Below is an example of a video game preview I wrote that lost rankings in the first page to video-related content. It now sits at position #9 for the query after us video game preview, below footage of gameplay and trailers.

After Us search engine result page.

We can see that Google prefers non-preview content for this query due to the change in which users consume similar media. In this instance the search engine is displaying audio-based experiences that explain the content of the product with the addition of gameplay. Conducting research on the current and previous history of your related SERPs can help determine what kind of visuals you may need to include when producing your article, and help deter this from happening in your own work.

4. Optimize User Profiles

Another opportunity to provide proof of experience and expertise is within the author’s user profile. Each article your writer publishes should include a link to that author’s related page that includes their previous work and a brief paragraph that is written in third-person explaining their authority on the topic. 

A good example of this is Nick Kosmider’s author page for The Athletic.
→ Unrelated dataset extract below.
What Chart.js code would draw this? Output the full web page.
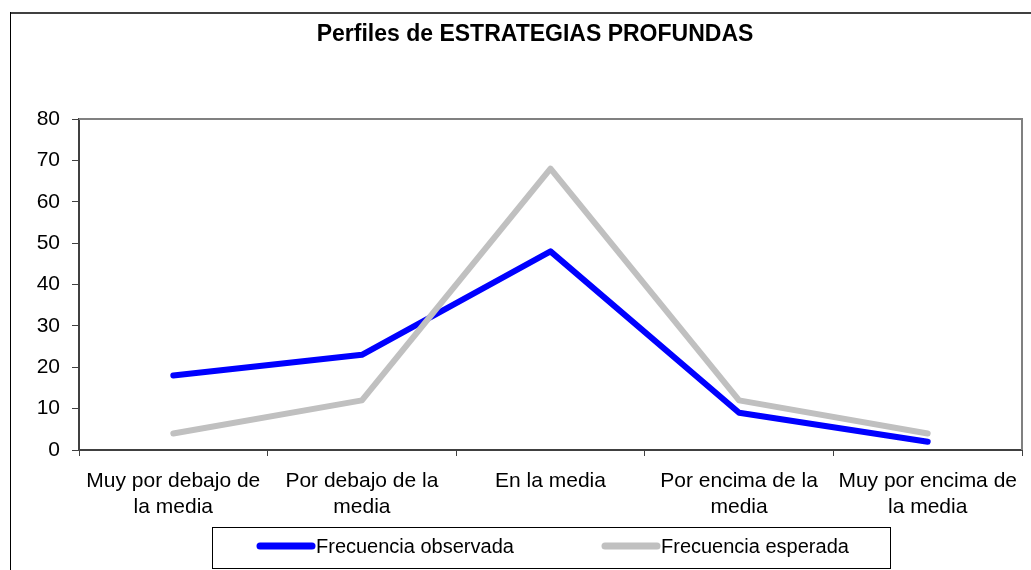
<!DOCTYPE html>
<html>
<head>
<meta charset="utf-8">
<title>Perfiles de ESTRATEGIAS PROFUNDAS</title>
<script src="https://cdn.jsdelivr.net/npm/chart.js@4.4.0/dist/chart.umd.min.js"></script>
<style>
  html, body { margin: 0; padding: 0; background: #ffffff; overflow: hidden; width: 1031px; height: 570px; }
  canvas { display: block; }
</style>
</head>
<body>
<canvas id="chart" width="1060" height="570"></canvas>
<script>
// Categories (two-line labels) and the two frequency profiles
const categories = [
  ["Muy por debajo de", "la media"],
  ["Por debajo de la", "media"],
  ["En la media"],
  ["Por encima de la", "media"],
  ["Muy por encima de", "la media"]
];
const seriesNames = ["Frecuencia observada", "Frecuencia esperada"];
const observed = [18, 23, 48, 9, 2];
const expected = [4, 12, 68, 12, 4];
const yTicks = [0, 10, 20, 30, 40, 50, 60, 70, 80];

const FONT = '"Liberation Sans", Arial, Helvetica, sans-serif';

// White background plus the outer frame edges (top and left)
const framePlugin = {
  id: 'frame',
  beforeDraw(chart) {
    const ctx = chart.ctx;
    ctx.save();
    ctx.fillStyle = '#ffffff';
    ctx.fillRect(0, 0, chart.width, chart.height);
    ctx.strokeStyle = '#404040';
    ctx.lineWidth = 2;
    ctx.beginPath();
    ctx.moveTo(10, 13);
    ctx.lineTo(chart.width, 13);
    ctx.stroke();
    ctx.strokeStyle = '#000000';
    ctx.lineWidth = 1;
    ctx.beginPath();
    ctx.moveTo(10.5, 12);
    ctx.lineTo(10.5, chart.height);
    ctx.stroke();
    ctx.restore();
  }
};

// Grey top and right edges of the plot area
const plotBorderPlugin = {
  id: 'plotBorder',
  beforeDatasetsDraw(chart) {
    const { ctx, chartArea: a } = chart;
    ctx.save();
    ctx.strokeStyle = '#808080';
    ctx.lineWidth = 2;
    ctx.beginPath();
    ctx.moveTo(a.left, a.top);
    ctx.lineTo(a.right, a.top);
    ctx.lineTo(a.right, a.bottom);
    ctx.stroke();
    ctx.restore();
  }
};

// Boxed legend below the axis, entries taken from the datasets
const boxLegendPlugin = {
  id: 'boxLegend',
  afterDraw(chart) {
    const ctx = chart.ctx;
    ctx.save();
    ctx.strokeStyle = '#000000';
    ctx.lineWidth = 1;
    ctx.strokeRect(212.5, 527.5, 678, 41);
    const starts = [257, 602];
    const y = 546;
    ctx.font = '20px ' + FONT;
    ctx.textBaseline = 'middle';
    ctx.textAlign = 'left';
    chart.data.datasets.forEach((ds, i) => {
      const x0 = starts[i];
      ctx.strokeStyle = ds.borderColor;
      ctx.lineWidth = 7;
      ctx.lineCap = 'round';
      ctx.beginPath();
      ctx.moveTo(x0 + 3, y);
      ctx.lineTo(x0 + 55, y);
      ctx.stroke();
      ctx.fillStyle = '#000000';
      ctx.fillText(ds.label, x0 + 59, y + 1);
    });
    ctx.restore();
  }
};

new Chart(document.getElementById('chart'), {
  type: 'line',
  data: {
    labels: categories,
    datasets: [
      {
        label: seriesNames[0],
        data: observed,
        borderColor: '#0000ff',
        backgroundColor: '#0000ff',
        borderWidth: 6,
        order: 1
      },
      {
        label: seriesNames[1],
        data: expected,
        borderColor: '#c0c0c0',
        backgroundColor: '#c0c0c0',
        borderWidth: 6,
        order: 0
      }
    ]
  },
  options: {
    responsive: false,
    animation: false,
    devicePixelRatio: 1,
    layout: { padding: { left: 10, right: 0, top: 0, bottom: 0 } },
    elements: {
      point: { radius: 0, hoverRadius: 0 },
      line: { tension: 0, borderCapStyle: 'round', borderJoinStyle: 'round', fill: false }
    },
    plugins: {
      legend: { display: false },
      tooltip: { enabled: false },
      title: {
        display: true,
        text: 'Perfiles de ESTRATEGIAS PROFUNDAS',
        color: '#000000',
        font: { family: FONT, size: 23, weight: 'bold', lineHeight: 1.2 },
        padding: { top: 21.2, bottom: 70.2 }
      }
    },
    scales: {
      x: {
        type: 'category',
        offset: true,
        afterFit(scale) { scale.height = 120; },
        grid: {
          offset: true,
          drawOnChartArea: false,
          drawTicks: true,
          tickLength: 6,
          color: '#404040',
          lineWidth: 1
        },
        border: { display: true, color: '#404040', width: 2 },
        ticks: {
          color: '#000000',
          padding: 13,
          maxRotation: 0,
          autoSkip: false,
          font: { family: FONT, size: 21, lineHeight: 1.2 }
        }
      },
      y: {
        min: 0,
        max: 80,
        afterFit(scale) { scale.width = 69; },
        afterBuildTicks(scale) { scale.ticks = yTicks.map(v => ({ value: v })); },
        grid: {
          drawOnChartArea: false,
          drawTicks: true,
          tickLength: 7,
          color: '#404040',
          lineWidth: 1
        },
        border: { display: true, color: '#404040', width: 2 },
        ticks: {
          color: '#000000',
          padding: 12,
          font: { family: FONT, size: 21 }
        }
      },
      // spacer on the right: the frame continues past the visible edge
      yRight: {
        type: 'linear',
        position: 'right',
        afterFit(scale) { scale.width = 38; },
        grid: { display: false, drawTicks: false },
        border: { display: false },
        ticks: { display: false }
      }
    }
  },
  plugins: [framePlugin, plotBorderPlugin, boxLegendPlugin]
});
</script>
</body>
</html>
Nick Kosmider author page.

His biography displays his history covering Denver Sports and lists his previous positions at other publishers. More positive signals that could be included are any related degrees, previous awards, and links to their related social platforms. Lastly, the author page should include an optimized image or photo to help put a face to the writing. This will help provide a visual element for Google, but also create a human connection between the reader and writer.  

5. Create a Dedicated Page for Goals and Mission Statements

In 2021, Google published a documentation addressing the transparency of publishers, which discusses how to prove credibility to the site’s readers and Google itself. It breaks this down into two categories: Article Level and Site Level. 

For article’s, publisher’s should be including clear bylines that link to the author’s dedicated biography page, the article’s publishing date, and a form of categorization such as “opinion” or “review.”

On the other hand, the site level is supposed to provide guidance to the site’s purpose and organizational structure. This can be done by creating a dedicated page for the publisher’s goals, mission statements, and link towards a page providing staff details. 

A great example of this is the New York Time’s company page that provides all of this information in a single location. This is a must-pursue strategy for news publishers looking to provide credibility to search engines and users.

NY times mission and values page.

Making the Most of Your E-E-A-T SEO

Keeping up-to-date on Google’s algorithm updates and E-E-A-T SEO might take some work, but it will create longevity for your site’s authority and trustworthiness down the line. It’s important to follow Google’s documentation and take an article and site level approach to optimizing your signals. 

In summary, prioritize experience within your written work and always provide a visual element when applicable. Link to related sources that help prove this and provide clear and concise information for your user to digest. Following these guidelines will help you optimize your E-E-A-T signals and create a bridge of credibility that your users can trust.